Here's a video of the working prototype showing the use of conductive fabric as a tactile sensor:
Unfortunately, I couldn't locate a video of the final result with the working plushie, which only goes to show the importance of documenting your work properly as you go!
When it comes to textile arts, knitting was my first love. I learned to knit for the first time when I was about 6, with a short-lived scarf project that ended up as a mini-blanket for my teddy bear. I picked it up again as a teenager as a way to get closer to my grandma, and haven't stopped since (except to alternate with crochet projects).
As much as I enjoy mindless stockinette projects, I have the most fun when playing with more intermediate techniques: lace, cables, stranded and intarsia colorwork... I am fascinated by the possibilities offered by a 3D textile and by the links between knitting/crochet and mathematics, and hope to get to explore that area more in the future.
I haven't had the opportunity to work on a knitting machine yet, so this is something I'm really looking forward to discovering during my stay at the Textile Lab. Details for the knitting projects above and more can be found on my Ravelry profile.
I have tried my hand at a few types of embroidery: surface embroidery, cross stitch, needlepoint and sashiko. Drawn thread embroidery and punch needle are next on the list. Pictured here is a sashiko bag currently in progress.

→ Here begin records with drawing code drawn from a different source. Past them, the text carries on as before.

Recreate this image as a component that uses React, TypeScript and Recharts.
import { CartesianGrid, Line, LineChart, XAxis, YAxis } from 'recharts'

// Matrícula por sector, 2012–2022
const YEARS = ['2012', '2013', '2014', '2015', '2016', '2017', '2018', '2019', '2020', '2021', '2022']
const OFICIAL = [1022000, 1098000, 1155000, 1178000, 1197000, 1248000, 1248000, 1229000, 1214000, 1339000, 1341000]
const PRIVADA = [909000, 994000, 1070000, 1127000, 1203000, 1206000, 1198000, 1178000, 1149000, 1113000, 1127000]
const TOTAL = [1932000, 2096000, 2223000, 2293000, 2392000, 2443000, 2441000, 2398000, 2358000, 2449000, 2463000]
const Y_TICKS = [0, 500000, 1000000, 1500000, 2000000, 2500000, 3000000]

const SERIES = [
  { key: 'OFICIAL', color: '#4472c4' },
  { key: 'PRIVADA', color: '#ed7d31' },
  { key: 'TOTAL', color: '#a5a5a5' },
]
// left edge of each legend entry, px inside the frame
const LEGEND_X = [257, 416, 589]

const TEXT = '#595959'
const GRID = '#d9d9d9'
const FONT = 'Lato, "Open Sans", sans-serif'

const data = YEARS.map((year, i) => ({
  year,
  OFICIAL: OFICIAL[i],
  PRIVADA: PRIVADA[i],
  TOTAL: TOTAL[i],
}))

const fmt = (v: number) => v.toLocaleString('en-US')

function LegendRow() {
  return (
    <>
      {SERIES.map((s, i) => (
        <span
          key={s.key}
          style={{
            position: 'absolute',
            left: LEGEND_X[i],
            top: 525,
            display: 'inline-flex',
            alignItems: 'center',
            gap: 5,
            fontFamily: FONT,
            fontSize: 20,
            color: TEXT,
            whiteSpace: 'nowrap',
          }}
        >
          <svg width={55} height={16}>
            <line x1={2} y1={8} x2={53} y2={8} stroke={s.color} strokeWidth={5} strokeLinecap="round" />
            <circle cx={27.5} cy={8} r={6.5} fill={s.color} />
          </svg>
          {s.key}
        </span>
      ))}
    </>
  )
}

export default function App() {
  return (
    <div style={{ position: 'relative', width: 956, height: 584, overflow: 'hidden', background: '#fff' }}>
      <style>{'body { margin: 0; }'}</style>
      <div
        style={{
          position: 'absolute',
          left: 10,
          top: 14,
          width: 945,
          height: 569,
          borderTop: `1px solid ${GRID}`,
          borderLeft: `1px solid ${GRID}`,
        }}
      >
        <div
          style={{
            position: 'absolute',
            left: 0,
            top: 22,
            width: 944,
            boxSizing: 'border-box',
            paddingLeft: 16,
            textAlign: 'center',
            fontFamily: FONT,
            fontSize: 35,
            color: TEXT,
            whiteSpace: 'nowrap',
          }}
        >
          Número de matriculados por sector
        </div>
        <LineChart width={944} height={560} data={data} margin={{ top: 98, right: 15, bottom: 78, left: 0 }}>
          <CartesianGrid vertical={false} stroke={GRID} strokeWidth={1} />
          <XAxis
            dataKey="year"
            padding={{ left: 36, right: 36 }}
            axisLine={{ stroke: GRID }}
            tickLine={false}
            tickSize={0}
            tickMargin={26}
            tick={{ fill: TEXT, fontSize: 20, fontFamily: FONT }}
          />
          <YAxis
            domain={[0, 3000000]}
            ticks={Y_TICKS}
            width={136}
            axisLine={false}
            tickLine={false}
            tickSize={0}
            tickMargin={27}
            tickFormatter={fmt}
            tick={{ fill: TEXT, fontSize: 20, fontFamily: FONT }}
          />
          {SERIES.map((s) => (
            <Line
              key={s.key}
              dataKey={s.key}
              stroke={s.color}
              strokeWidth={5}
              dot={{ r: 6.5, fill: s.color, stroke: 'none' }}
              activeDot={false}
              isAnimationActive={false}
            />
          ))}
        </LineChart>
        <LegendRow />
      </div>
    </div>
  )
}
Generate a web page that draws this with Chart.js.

I have experimented quickly with dyeing fibers. One of my first projects was this merino-nylon sock yarn I dyed using flavored drink powder (which contains both food coloring and citric acid). I soaked the yarn unevenly in a mix of purple and blue dyes to obtain a semi-solid effect, and used the resulting skein to make a shawl that can be seen here. I have documented this process in more details on my blog.
I have also used synthetic dyes, as shown here with samples of Shibori patterns I created on cotton and linen scraps with indigo Rit dye. I haven't pushed this further due to a lack of time, but I'm looking forward to experimenting with natural dyes, as well as other dyeing techniques such as ice dyeing.